I used to replace the words within the angle brackets in the text file using the below code
StreamReader sr;
sr = File.OpenText(HttpContext.Current.Server.MapPath(txt));
copy = sr.ReadToEnd();
sr.Close(); //close the reader
copy = copy.Replace(word.ToUpper(),"#" + word.ToUpper()); //remove the word specified UC
//save new copy into existing text file
FileInfo newText = new FileInfo(HttpContext.Current.Server.MapPath(txt));
StreamWriter newCopy = newText.CreateText();
newCopy.WriteLine(copy);
newCopy.Write(newCopy.NewLine);
newCopy.Close();
Now I have a new problem,
the user will be adding new words within an angle, say for eg, they will be adding <Salary>.
In that case i have to read out and find the word <Salary>.
In other words, I have to find all the words, that are located with the angle brackets (<>).
How do I do that?
Having a stream for your file, you can build something similar to a typical tokenizer.
In general terms, this works as a finite state machine: you need an enumeration for the states (in this case could be simplified down to a boolean, but I'll give you the general approach so you can reuse it on similar tasks); and a function implementing the logic.

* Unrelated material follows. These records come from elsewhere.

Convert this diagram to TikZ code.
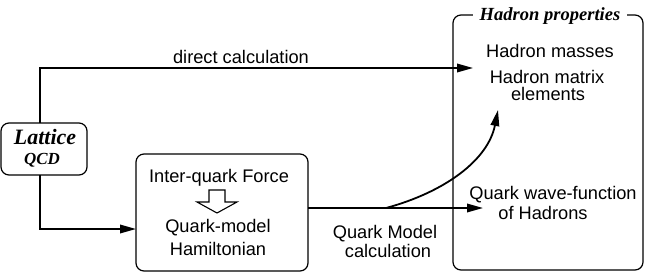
\documentclass[tikz,border=0pt]{standalone}
\usepackage{fontspec}
\setmainfont{Liberation Sans}
\newfontfamily\tnr{Liberation Serif}
\usetikzlibrary{arrows.meta}
\tikzset{
  txt/.style={font=\fontsize{18.3}{22}\selectfont, inner sep=0pt, anchor=base},
  arr/.style={-{Triangle[length=16bp,width=8.5bp]}, line width=1.8bp},
  rbox/.style={draw, line width=1.2bp, rounded corners=8bp, inner sep=0pt},
}
\begin{document}
\begin{tikzpicture}[x=1bp,y=-1bp]
\useasboundingbox (0,0) rectangle (645,272);
% boxes
\node[rbox, minimum width=86bp, minimum height=52bp] (lat) at (44,149) {};
\node[rbox, minimum width=172bp, minimum height=117bp] (qm) at (222,212.5) {};
\node[rbox, minimum width=190bp, minimum height=255bp] (hp) at (548,142.5) {};
\node[fill=white, inner xsep=7bp, inner ysep=2bp, anchor=base] (hptitle) at (550,20) {\tnr\bfseries\itshape\fontsize{18.6}{22}\selectfont Hadron properties};
% Lattice QCD text
\node[inner sep=0pt, anchor=base] (lattice) at (45,144) {\tnr\bfseries\itshape\fontsize{22}{24}\selectfont Lattice};
\node[inner sep=0pt, anchor=base] (qcd) at (42,164) {\tnr\bfseries\itshape\fontsize{17}{20}\selectfont QCD};
% texts
\node[txt] (direct) at (241,63) {direct calculation};
\node[txt] (hmass) at (550,57) {Hadron masses};
\node[txt] (hmat) at (547,83) {Hadron matrix};
\node[txt] (helem) at (548,100) {elements};
\node[txt] (qwf) at (553,199) {Quark wave-function};
\node[txt] (ofh) at (543,219) {of Hadrons};
\node[txt] (qmc1) at (385,238) {Quark Model};
\node[txt] (qmc2) at (388,257) {calculation};
\node[txt] (iqf) at (219,182) {Inter-quark Force};
\node[txt] (qmod) at (218,232) {Quark-model};
\node[txt] (ham) at (218,255) {Hamiltonian};
% hollow arrow
\draw[line width=1.1bp, fill=white] (209,190) -- (225,190) -- (225,202) -- (237,202) -- (217,213) -- (197,202) -- (209,202) -- cycle;
% connectors
\coordinate (lattop) at (40,123);
\coordinate (latbot) at (40,175);
\coordinate (e1) at (473,68);
\coordinate (e2) at (136,229);
\coordinate (s3) at (308,208);
\coordinate (e3) at (483,208);
\coordinate (c0) at (386,208);
\coordinate (e4) at (498,110);
\draw[arr] (lattop) |- (e1);
\draw[arr] (latbot) |- (e2);
\draw[arr] (s3) -- (e3);
\draw[arr] (c0) .. controls (445,192) and (488,160) .. (e4);
\end{tikzpicture}
\end{document}
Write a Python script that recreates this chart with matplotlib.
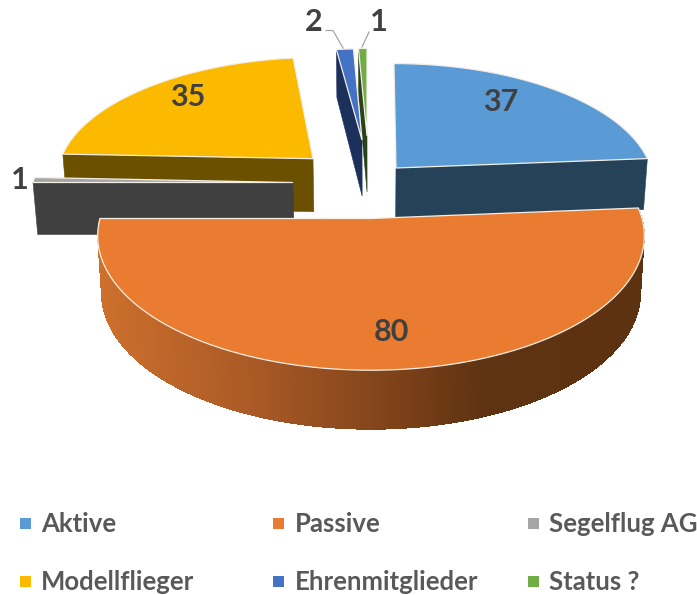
import numpy as np
import matplotlib
matplotlib.use("Agg")
import matplotlib.pyplot as plt
from matplotlib.patches import Polygon, Rectangle

categories = ["Aktive", "Passive", "Segelflug AG", "Modellflieger", "Ehrenmitglieder", "Status ?"]
values = [37, 80, 1, 35, 2, 1]
colors = ["#5B9BD5", "#E97C30", "#A5A5A5", "#FBBA00", "#4472C4", "#70AD47"]
side_colors = ["#264259", "#7A401A", "#404040", "#6B5000", "#1C305C", "#2A4219"]

# per-slice projection: apex x, apex y, rx, ry, shear, depth, depth growth
geometry = {
    "Aktive": (396, 168, 255, 118, 2.3, 51, 0),
    "Passive": (371, 218.5, 271, 132, 0, 57, 0.035),
    "Segelflug AG": (293, 182.5, 260, 125, 0, 52, 0),
    "Modellflieger": (313, 158.7, 252, 114.5, -8, 53, 0),
    "Ehrenmitglieder": (362, 140, 240, 103, 0, 56, 0.143),
    "Status ?": (367, 136, 240, 99, 0, 56, 0.143),
}
PERSP = 0.13
VANISH_X = 372
SHRINK = 0.014

fig = plt.figure(figsize=(6.97, 5.95), dpi=100)
ax = fig.add_axes([0, 0, 1, 1])
ax.set_xlim(0, 697)
ax.set_ylim(595, 0)
ax.axis("off")

edges = np.cumsum([0] + values) / sum(values) * 360.0


def top(name, theta):
    ax0, ay0, rx, ry, sh, _, _ = geometry[name]
    t = np.radians(theta)
    u, v = np.sin(t), -np.cos(t)
    s = 1 / (1 - PERSP * v)
    return np.column_stack([ax0 + (rx * u + sh * v) * s, ay0 + ry * v * s]) if np.ndim(theta) else \
        np.array([ax0 + (rx * u + sh * v) * s, ay0 + ry * v * s])


def drop(name, pts, v):
    _, _, _, _, _, d, q = geometry[name]
    pts = np.atleast_2d(pts).astype(float)
    out = pts.copy()
    out[:, 0] += (VANISH_X - pts[:, 0]) * SHRINK
    out[:, 1] += d * (1 + q * np.asarray(v))
    return out


def apex(name):
    return np.array(geometry[name][:2], dtype=float)


def cut_face(name, theta, color, z):
    a = apex(name)
    p = top(name, float(theta))
    v = -np.cos(np.radians(theta))
    low = drop(name, np.vstack([p, a]), [v, 0])
    ax.add_patch(Polygon([a, p, low[0], low[1]], closed=True, fc=color, ec=color, lw=0.4, zorder=z))


def top_face(name, t0, t1, color, z):
    arc = top(name, np.linspace(t0, t1, 160))
    pts = np.vstack([apex(name), arc])
    ax.add_patch(Polygon(pts, closed=True, fc=color, ec="#F4EFE6", lw=0.9, joinstyle="miter", zorder=z))


def shade(x):
    # brown gradient along the rim of the large slice
    xs = [95, 250, 400, 480, 650]
    r = [206, 170, 124, 95, 93]
    g = [112, 90, 65, 51, 50]
    b = [45, 38, 25, 18, 17]
    return (np.interp(x, xs, r) / 255, np.interp(x, xs, g) / 255, np.interp(x, xs, b) / 255)


# back slices, drawn far to near
order = [("Modellflieger", 3, "start", 2), ("Segelflug AG", 2, "start", 4),
         ("Ehrenmitglieder", 4, "start", 2), ("Status ?", 5, "start", 2), ("Aktive", 0, "end", 2)]
for name, i, which, z in order:
    t0, t1 = edges[i], edges[i + 1]
    cut_face(name, t0 if which == "start" else t1, side_colors[i], z)
    top_face(name, t0, t1, colors[i], z + 1)

# rim and top of the large slice: overlapping strips keep the gradient smooth
i = 1
name = categories[i]
th = np.linspace(edges[i], edges[i + 1], 360)
tp = top(name, th)
bt = drop(name, tp, -np.cos(np.radians(th)))
order_k = range(len(th) - 2)
for k in order_k:
    c = shade(0.5 * (tp[k, 0] + tp[k + 1, 0]))
    ax.add_patch(Polygon([tp[k], tp[k + 2], bt[k + 2], bt[k]], closed=True, fc=c, ec="none",
                         antialiased=False, zorder=6))
top_face(name, edges[i], edges[i + 1], colors[i], 7)

# value labels
value_font = dict(family="Lato", fontweight="bold", fontsize=22, color="#404040",
                  ha="center", va="center", zorder=10)
label_pos = [(501, 102), (391, 332), (20, 180), (188, 97), (314, 22), (379, 22)]
for val, (x, y) in zip(values, label_pos):
    ax.text(x, y, str(val), **value_font)

# leader lines
ax.plot([326, 333, 343], [30.5, 30.5, 48], color="#A6A6A6", lw=0.9, zorder=9)
ax.plot([369, 362], [32, 47], color="#A6A6A6", lw=0.9, zorder=9)

# legend
legend_pos = [(20, 41, 523.5), (273, 295, 523.5), (527.5, 549, 523.5),
              (20, 41, 581.5), (273, 295, 581.5), (527.5, 549, 581.5)]
for cat, col, (sx, tx, y) in zip(categories, colors, legend_pos):
    ax.add_patch(Rectangle((sx, y - 5.5), 11, 11, fc=col, ec="none"))
    ax.text(tx, y, cat, family="Lato", fontweight="bold", fontsize=18.5, color="#595959",
            ha="left", va="center")

fig.savefig("out.png", dpi=100)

C#'s iterators are quite a fit for this problem, so I'll be using them on the snippet below. Your function will take the stream as an argument, will use an enumerated value and a char buffer internally, and will yield the strings one by one. You'll need this near the start of your code file:
using System.Collections.Generic;
using System.IO;
using System.Text;
And then, inside your class, something like this:
enum States {
OUT,
IN,
}
IEnumerable<string> GetStrings(TextReader reader) {
States state=States.OUT;
StringBuilder buffer;
int ch;
while((ch=reader.Read())>=0) {
switch(state) {
case States.OUT:
if(ch=='<') {
state=States.IN;
buffer=new StringBuilder();
}
break;
case States.IN:
if(ch=='>') {
state=States.OUT;
yield return buffer.ToString();
} else {
buffer.Append(Char.ConvertFromUtf32(ch));
}
break;
}
}
}
The finite-state machine model always has the same layout: while(READ_INPUT) { switch(STATE) {...}}: inside each case of the switch, you may be producing output and/or altering the state. Beyond that, the algorithm is defined in terms of states and state changes: for any given state and input combination, there is an exact new state and output combination (the output can be "nothing" on those states that trigger no output; and the state may be the same old state if no state change is triggered).
Hope this helps.
EDIT: forgot to mention a couple of things:
1) You get a TextReader to pass to the function by creating a StreamReader for a file, or a StringReader if you already have the file on a string.
2) The memory and time costs of this approach are O(n), with n being the length of the file. They seem quite reasonable for this kind of task.
Using regex.
var matches = Regex.Matches(text, "<(.*?)>");
List<string> words = new List<string>();
for (int i = 0; i < matches.Count; i++)
{
words.Add(matches[i].Groups[1].Value);
}
Of course, this assumes you already have the file's text in a variable. Since you have to read the entire file to achieve that, you could look for the words as you are reading the stream, but I don't know what the performance trade off would be.
This is not an answer, but comments can't do this:
You should place some of your objects into using blocks. Something like this:
using(StreamReader sr = File.OpenText(HttpContext.Current.Server.MapPath(txt)))
{
copy = sr.ReadToEnd();
} // reader is closed by the end of the using block
//remove the word specified UC
copy = copy.Replace(word.ToUpper(), "#" + word.ToUpper());
//save new copy into existing text file
FileInfo newText = new FileInfo(HttpContext.Current.Server.MapPath(txt));
using(var newCopy = newText.CreateText())
{
newCopy.WriteLine(copy);
newCopy.Write(newCopy.NewLine);
}
The using block ensures that resources are cleaned up even if an exception is thrown.